Serving as mostly a vanity page for corporate identity and advertising, MGM's web site at www.mgmua.com heavily promotes its most recent film releases and popular TV shows, as well as keeping long favorites such as The Pink Panther and James Bond 007 in the limelight. Film-industry executives, investors and just plain old movie fans seeking film information or film merchandise to buy are likely to frequent this site. Very sleek and fancy/flashy web sites created to promote new films such as Hannibal, Heartbreakers, or Rollerball are featured prominently, and plenty of merchandise tie-ins as well. It was interesting to see that the Pink Panther site was aimed at teenage girls who probably have no idea what The Pink Panther films from the 1960's were about; mostly a site to promote Pink Panther merchandise, there was surprisingly no reference to the actual Pink Panther films themselves, nor even to Peter Sellars.

This site is well designed and easily navigable: functions and features are clearly defined and where the user would expect them to be. The familiar MGM icon with the roaring lion is miniaturized in the upper left corner of the screen, and functions as a roll-over feature: the lion actually moves and roars! An award was given to the site for being the "Best Major Movie Studio Site" at the 2000 NetAwards event, a decision determined by Internet users and a "Blue Ribbon Committee of established Hollywood professionals" (yeah, whatever). The write-up at the web site about this award indicates www.mgmua.com has a strong focus on gearing its content to film buffs - or at least this is what MGM wants people to think. But there is definitely a business focus to this site as well: investors seeking corporate news can pick up relevant information at this site regarding film projects in production, MGM acquisitions, quarterly reports as printed documents, and even the most recent Q4 earnings conference presented in audiostream. Fans will appreciate the well-designed promotional web sites of new film releases and a section called "Backlot" that includes behind-the-scenes interviews. A neat feature of "Backlot" called "MGM University" allows one to see clips of films such as The Graduate alongside the film's actual script pages. The history timeline was disappointing: with a history as glorious as MGM's - once the most prestigious studio during Hollywood's heyday - there is absolutely no excuse for the handful of small film images and paltry text that do poor justice to MGM's 76 years in business and a gargantuan film library of 4,100 titles. Sadly in the name of corporate profit, the attention paid to film archiving is probably at the bottom of the totem pole as far as business expenses are concerned.

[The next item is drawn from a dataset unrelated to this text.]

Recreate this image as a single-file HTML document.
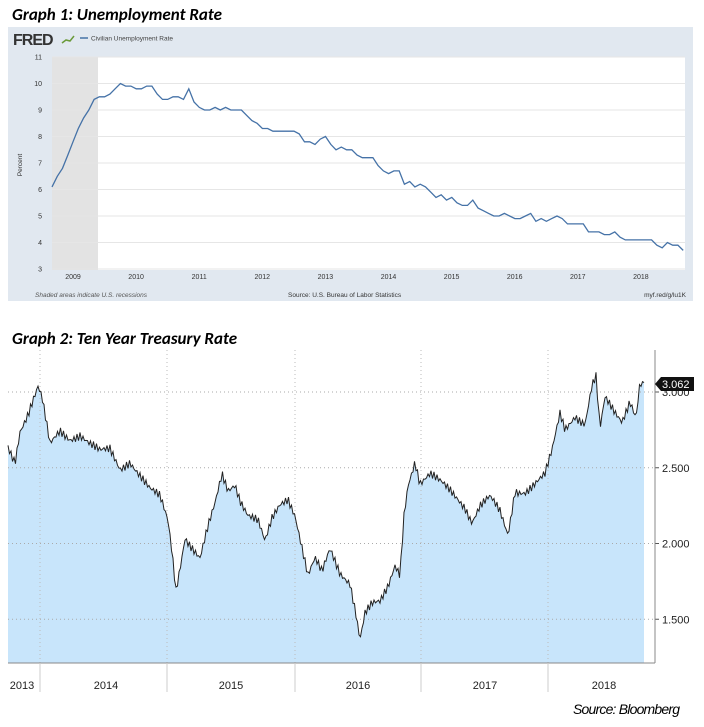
<!DOCTYPE html>
<html><head><meta charset="utf-8"><style>
body{margin:0;width:704px;height:727px;background:#fff;overflow:hidden;font-family:"Liberation Sans",sans-serif}
.t{position:absolute;font-family:Calibri,"Carlito","Liberation Sans",sans-serif;font-weight:bold;font-style:italic;font-size:17px;color:#000}
</style></head><body>
<div class="t" style="left:12px;top:4px">Graph 1: Unemployment Rate</div>
<div class="t" style="left:12px;top:328px">Graph 2: Ten Year Treasury Rate</div>
<svg id="s" width="704" height="727" style="position:absolute;left:0;top:0"></svg>
<div style="position:absolute;left:573px;top:701px;font-style:italic;font-size:14px;letter-spacing:-0.8px">Source: Bloomberg</div>
<script>
var s='';
s+='<rect x="8" y="27" width="685" height="274" fill="#e1e8f0"/>';
s+='<text x="13" y="45" font-size="16" font-weight="bold" fill="#333" font-family="Liberation Sans" letter-spacing="-1">FRED</text>';
s+='<polyline points="62,43 66,40 70,41 74,36" stroke="#6a9a3a" fill="none" stroke-width="1.5"/>';
s+='<line x1="80" y1="38" x2="88" y2="38" stroke="#4572a7" stroke-width="1.5"/>';
s+='<text x="91" y="40.5" font-size="6.5" fill="#444">Civilian Unemployment Rate</text>';
s+='<rect x="52" y="57" width="633" height="213" fill="#fff"/>';
s+='<rect x="52" y="57" width="46" height="213" fill="#e3e3e3"/>';
for(var v=3;v<=11;v++){var y=269-(v-3)*26.5;
 s+='<line x1="52" x2="685" y1="'+y+'" y2="'+y+'" stroke="#e6e6e6"/>';
 s+='<text x="42" y="'+(y+2.5)+'" font-size="7" fill="#333" text-anchor="end">'+v+'</text>';}
s+='<text x="22" y="165" font-size="6.5" fill="#333" transform="rotate(-90 22 165)" text-anchor="middle">Percent</text>';
for(var i=0;i<10;i++){s+='<text x="'+(73+i*63.1)+'" y="279" font-size="7" fill="#333" text-anchor="middle">'+(2009+i)+'</text>';}
s+='<text x="35" y="297" font-size="6.5" font-style="italic" fill="#555">Shaded areas indicate U.S. recessions</text>';
s+='<text x="288" y="297" font-size="6.5" fill="#333">Source: U.S. Bureau of Labor Statistics</text>';
s+='<text x="686" y="297" font-size="6.5" fill="#333" text-anchor="end">myf.red/g/lu1K</text>';
var u=[6.1,6.5,6.8,7.3,7.8,8.3,8.7,9.0,9.4,9.5,9.5,9.6,9.8,10.0,9.9,9.9,9.8,9.8,9.9,9.9,9.6,9.4,9.4,9.5,9.5,9.4,9.8,9.3,9.1,9.0,9.0,9.1,9.0,9.1,9.0,9.0,9.0,8.8,8.6,8.5,8.3,8.3,8.2,8.2,8.2,8.2,8.2,8.1,7.8,7.8,7.7,7.9,8.0,7.7,7.5,7.6,7.5,7.5,7.3,7.2,7.2,7.2,6.9,6.7,6.6,6.7,6.7,6.2,6.3,6.1,6.2,6.1,5.9,5.7,5.8,5.6,5.7,5.5,5.4,5.4,5.6,5.3,5.2,5.1,5.0,5.0,5.1,5.0,4.9,4.9,5.0,5.1,4.8,4.9,4.8,4.9,5.0,4.9,4.7,4.7,4.7,4.7,4.4,4.4,4.4,4.3,4.3,4.4,4.2,4.1,4.1,4.1,4.1,4.1,4.1,3.9,3.8,4.0,3.9,3.9,3.7];
var p=[];for(var i=0;i<u.length;i++){p.push((52+i*5.26).toFixed(1)+','+(269-(u[i]-3)*26.5).toFixed(1));}
s+='<polyline points="'+p.join(' ')+'" fill="none" stroke="#4572a7" stroke-width="1.3"/>';
var k=[[8,2.65],[15,2.55],[20,2.75],[28,2.85],[38,3.02],[42,2.95],[50,2.65],[60,2.75],[70,2.7],[80,2.72],[90,2.65],[100,2.6],[110,2.62],[120,2.5],[130,2.55],[140,2.45],[150,2.35],[160,2.3],[168,2.15],[172,1.95],[176,1.7],[180,1.85],[185,2.05],[190,2.0],[195,1.95],[200,1.9],[208,2.1],[215,2.25],[222,2.45],[228,2.35],[235,2.4],[240,2.3],[248,2.2],[258,2.15],[265,2.0],[272,2.15],[280,2.25],[288,2.3],[295,2.2],[300,2.05],[308,1.8],[315,1.9],[322,1.8],[330,1.95],[340,1.8],[350,1.75],[356,1.55],[360,1.38],[365,1.55],[372,1.6],[380,1.6],[388,1.7],[395,1.85],[400,1.8],[404,2.2],[408,2.4],[415,2.55],[420,2.4],[430,2.45],[440,2.4],[450,2.35],[458,2.3],[465,2.25],[472,2.15],[480,2.25],[490,2.3],[500,2.2],[508,2.05],[515,2.35],[525,2.35],[535,2.4],[545,2.45],[552,2.6],[560,2.85],[565,2.75],[575,2.85],[585,2.8],[592,3.05],[596,3.1],[600,2.75],[605,2.95],[615,2.85],[622,2.8],[630,2.95],[636,2.85],[640,3.08],[644,3.062]];
function Y(v){return 392+(3-v)*151.5;}
var pts=[],j=0;
for(var x=8;x<=644;x+=1.5){while(j<k.length-2&&k[j+1][0]<x)j++;var a=k[j],b=k[j+1];var f=(x-a[0])/(b[0]-a[0]);var v=a[1]+(b[1]-a[1])*f;
 if(x<642)v+=0.025*Math.sin(x*1.9)+0.02*Math.sin(x*4.3+1);pts.push(x+','+Y(v).toFixed(1));}
s+='<polygon points="8,663 '+pts.join(' ')+' 644,663" fill="#c8e5fb"/>';
[40,167,295,421,548].forEach(function(x){s+='<line x1="'+x+'" x2="'+x+'" y1="350" y2="663" stroke="#bbb" stroke-dasharray="1,3"/>';});
[3,2.5,2,1.5].forEach(function(v){var y=Y(v);s+='<line x1="8" x2="655" y1="'+y+'" y2="'+y+'" stroke="#aaa" stroke-dasharray="1,3"/><line x1="655" x2="659" y1="'+y+'" y2="'+y+'" stroke="#555"/><text x="662" y="'+(y+4)+'" font-size="11" fill="#222">'+v.toFixed(3)+'</text>';});
s+='<polyline points="'+pts.join(' ')+'" fill="none" stroke="#222" stroke-width="1"/>';
s+='<line x1="655" x2="655" y1="350" y2="663" stroke="#888"/>';
s+='<line x1="8" x2="655" y1="663" y2="663" stroke="#888"/>';
s+='<path d="M655 384 L661 377 H694 V391 H661 Z" fill="#111"/><text x="662" y="388" font-size="11" fill="#fff">3.062</text>';
[40,167,295,421,548].forEach(function(x){s+='<line x1="'+x+'" x2="'+x+'" y1="663" y2="692" stroke="#ccc"/>';});
[[22,'2013'],[106,'2014'],[231,'2015'],[358,'2016'],[485,'2017'],[604,'2018']].forEach(function(d){s+='<text x="'+d[0]+'" y="689" font-size="11" fill="#222" text-anchor="middle">'+d[1]+'</text>';});
document.getElementById('s').innerHTML=s;
</script>
</body></html>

The corporate investor section of the site gives one a better sense of Peter Bart's comments from "Your Survival Guide for the Big Media Age" in the December 1999 issue of Brill's Content. The lack of original scripts and the audience-tested, formulaic, and "prechewed quality" familiar to many current films - including several promoted at www.mgmua.com - remind one that gone are the good, old days of Hollywood in which the "old-time bosses followed their hunches." Rather, the conglomeration trend of the major film studios brings to mind the oft-quoted comment made by Michael Douglas' character in Oliver Stone's Wall Street that "greed is good" - a mentality underlying the modern production style of popular cinema which Peter Barts reminds us as not exactly being a "recipe for art."